The Scholium Project, made by Abe Schoener, pushes the envelope of expectation in wines, producing esoteric varieties from somewhat obscure vineyards througout northern California. Schoener, who completed his graduate work in Ancient Greek Philosophy, concentrated on Homer. His label's name translates to "school, schooling" from Greek, and signifies an undertaking for the sake of learning, paralleling his winemaking journey. Schoener took a sabbatical from teaching in 1998 to work as an intern at Stag's Leap Wine Cellars in Napa Valley before moving on to work in the cellars of Luna. He then began the Scholium Project in 2004, entitling wines using proprietary names rather than varieties. In the cellar, Schoener allows his wines to take their own natural course by leaving them undisturbed in the barrel, not sulfuring or topping off - instead he allows the fermentation to develop a ripeness particular to wine, not fruit. Scholium Project wines are extremely limited in production.

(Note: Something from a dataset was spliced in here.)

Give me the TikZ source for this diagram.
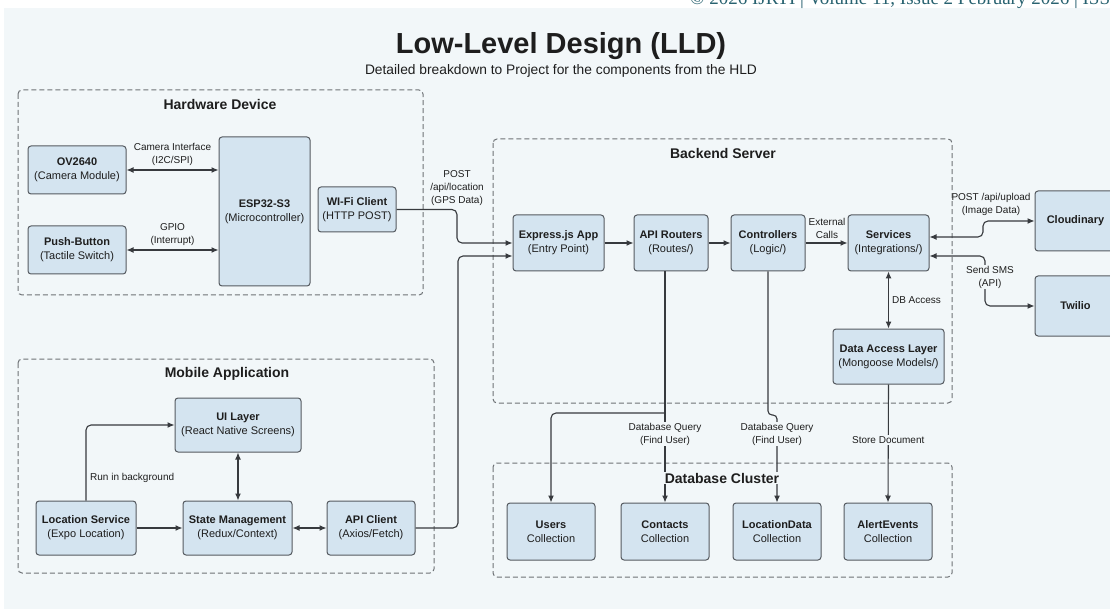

See other similar producers: Sine Qua Non, Hartwell Estate, Miner Family Vineyards

Wine Varietal: Chardonnay

Arguably the best dry white wine grape out there, Chardonnay is grown all over the globe. In addition to being the backbone of fine white Burgundies, Chardonnay is also one of the three major grape varieties used in producing Champagne. Susceptible to a myriad of complications, Chardonnay berries are relatively small, thin-skinned, fragile, and oxidize easily. Chardonnay grapes can be sensitive to winemaking techniques and more difficult to handle from harvest to bottling than many other varieties. Some producers will use malolactic fermentation (where harsher malic acid is turned into softer lactic acid and carbon dioxide) to reduce crispness and acidity and add a creamy, buttery texture to wines. The "oaky" character of some Chardonnays comes from fermenting or aging which takes place in oak barrels. Once barrel-aged, Chardonnay may take on notes of vanilla or toast. While Chardonnay is produced worldwide, the best can be found in France, the United States, Argentina, Chile, Australia, Italy, New Zealand, and South Africa. Typical descriptors for Chardonnay include mineral, green apple, citrus, tropical fruits, vanilla, butter and smokiness.